Photojournalism seems to inhabit the medium fully, as it captures a moment for us to appreciate long after it passes, and is particularly relevant to these subjects.

The cultures and Peoples, sensitive to environment and human interference, are archived here in rich detail. The dichotomy of the resources and processes required to take the pics, and the effect it has on the sum total also appeals to me.

Joanna Brown

Waiting to enter the space created a sense of anticipation- seats were limited- and the sense of occasion was palpable. On entering we are faced with a large construction occupying most of the space in the room, and around it are arranged chairs, one to each slot cut in the side of the construction. We take our seats, as if at a dinner party, but we are isolated from each other. Six of us sit, but each can only see their direct neighbors on either side. The outside of the construction is untreated, but smooth. The slots cut in the side are at about head height- it’s instinctive and natural to lean forward and look through to the interior. Inside every surface is painted white, and it is startling to see five pairs of eyes looking with you. Inevitably, as there is nothing else noteworthy inside, the others’ eyes draw your gaze, in particular those of the person sitting across from you. No other part of them is visible, nothing to distract or divert your gaze, only the eyes remain, looking back at you. Expressions are hard to read with no facial clues, but eyes widen and sparkle in reaction to this pure and intimate act of looking.

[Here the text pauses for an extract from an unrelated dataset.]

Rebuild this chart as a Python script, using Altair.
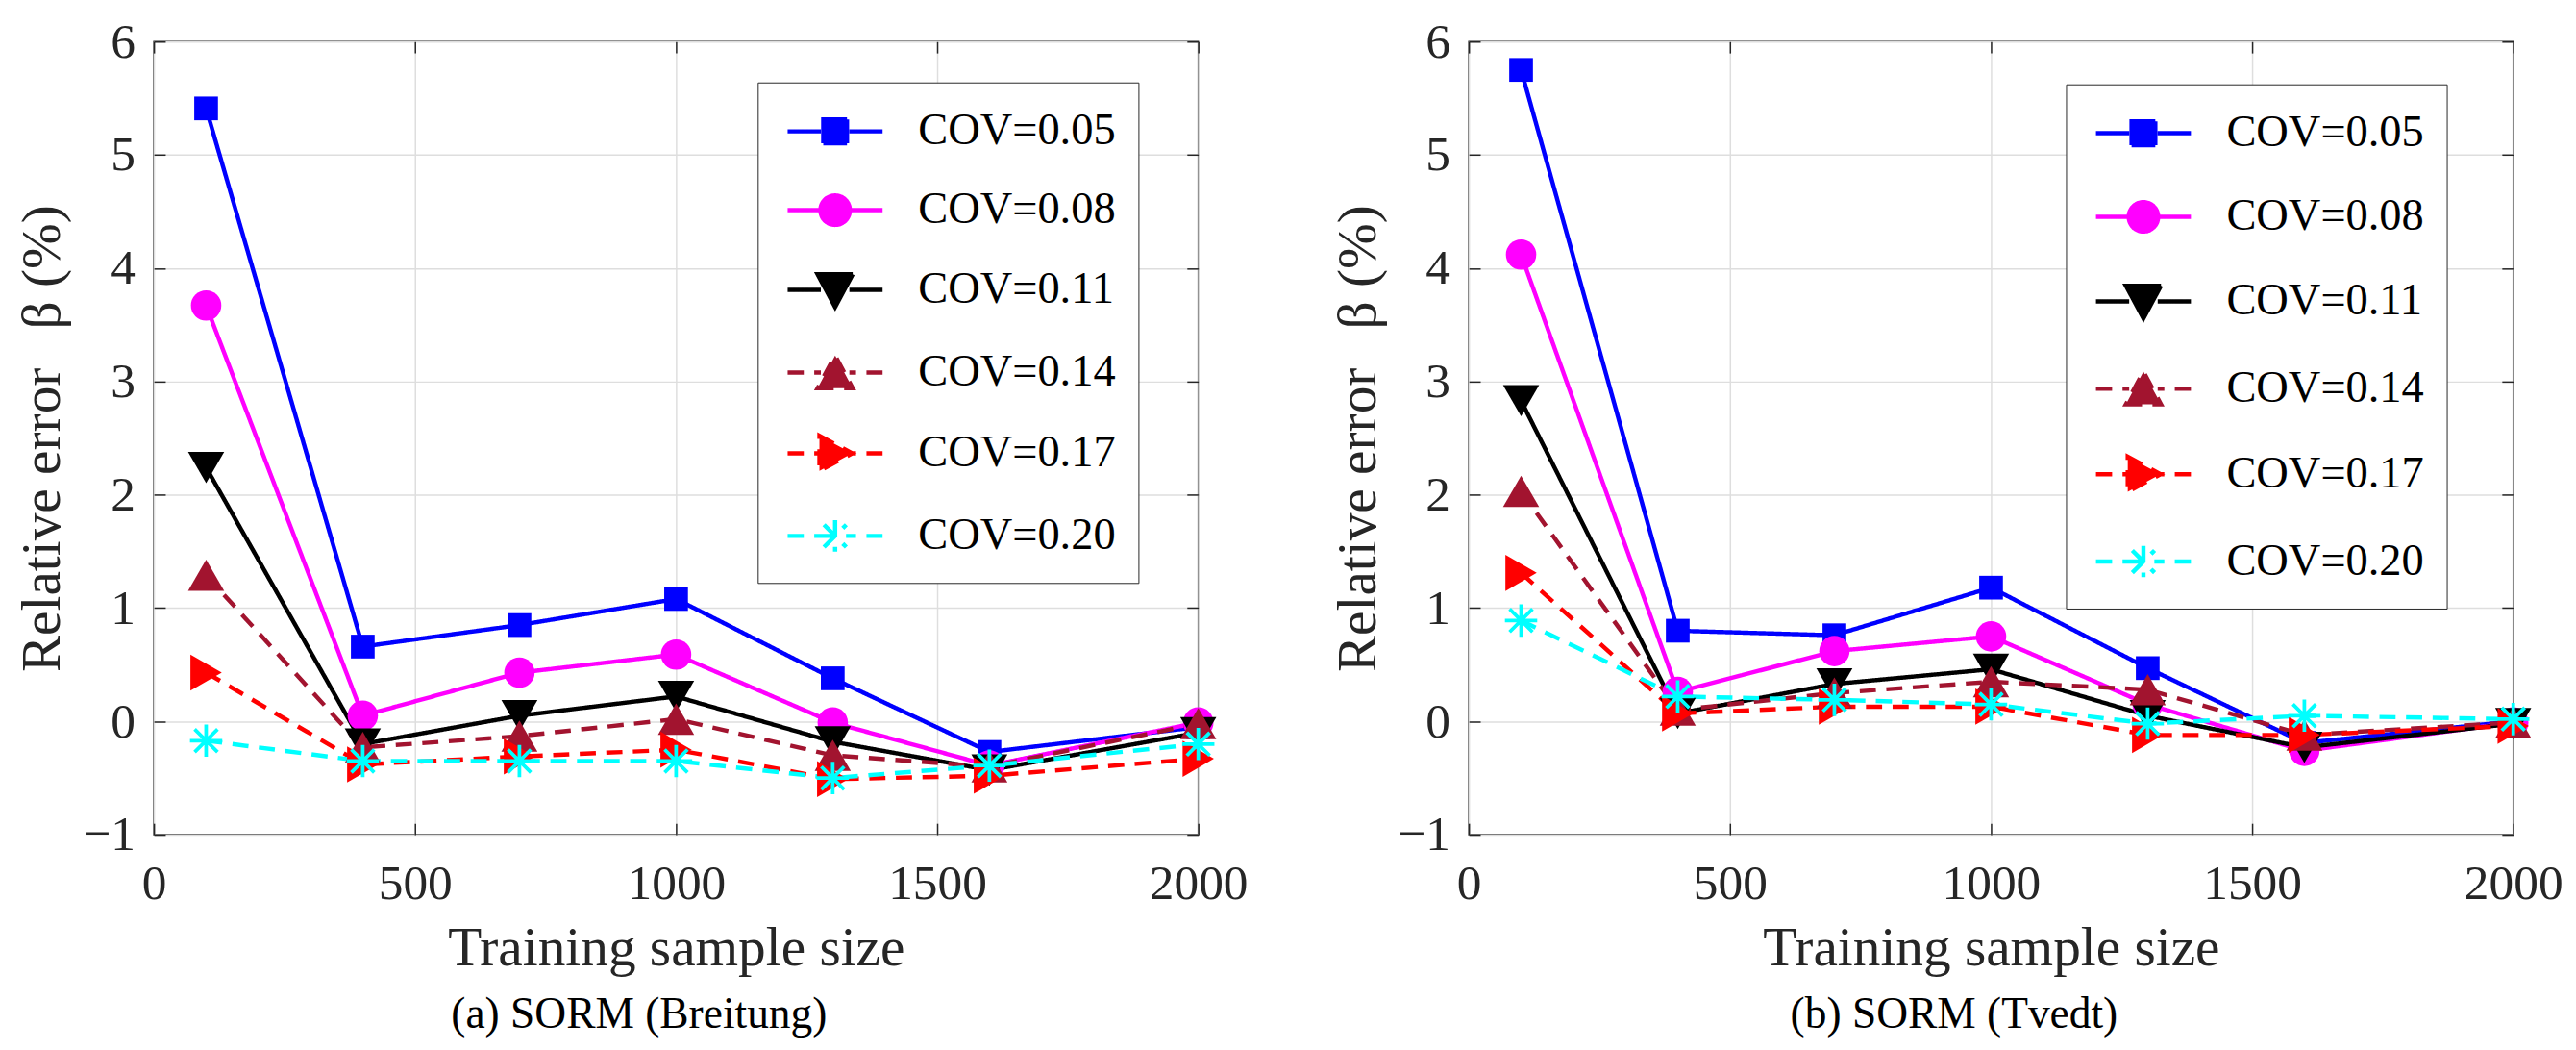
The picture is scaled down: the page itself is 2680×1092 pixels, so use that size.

Kate Genever is Web-art, for want of a better word, the result of collaborating with Peak District farmers Ken Wilson and Brian Bellfield, in a year-long residency. This site brings together, match-makes and juxtaposes images, media and associations.

I first saw Kate Genever’s work at the RCA show in 2007, and it has influenced my own practice ever since, in particular the piece entitled ‘Neither work nor play’ which featured a ball of string with knots tied at small intervals along the length of it. It appeared to never have been unwound. This painstaking acknowledgement of the worthwhile futile actions we make really charmed me.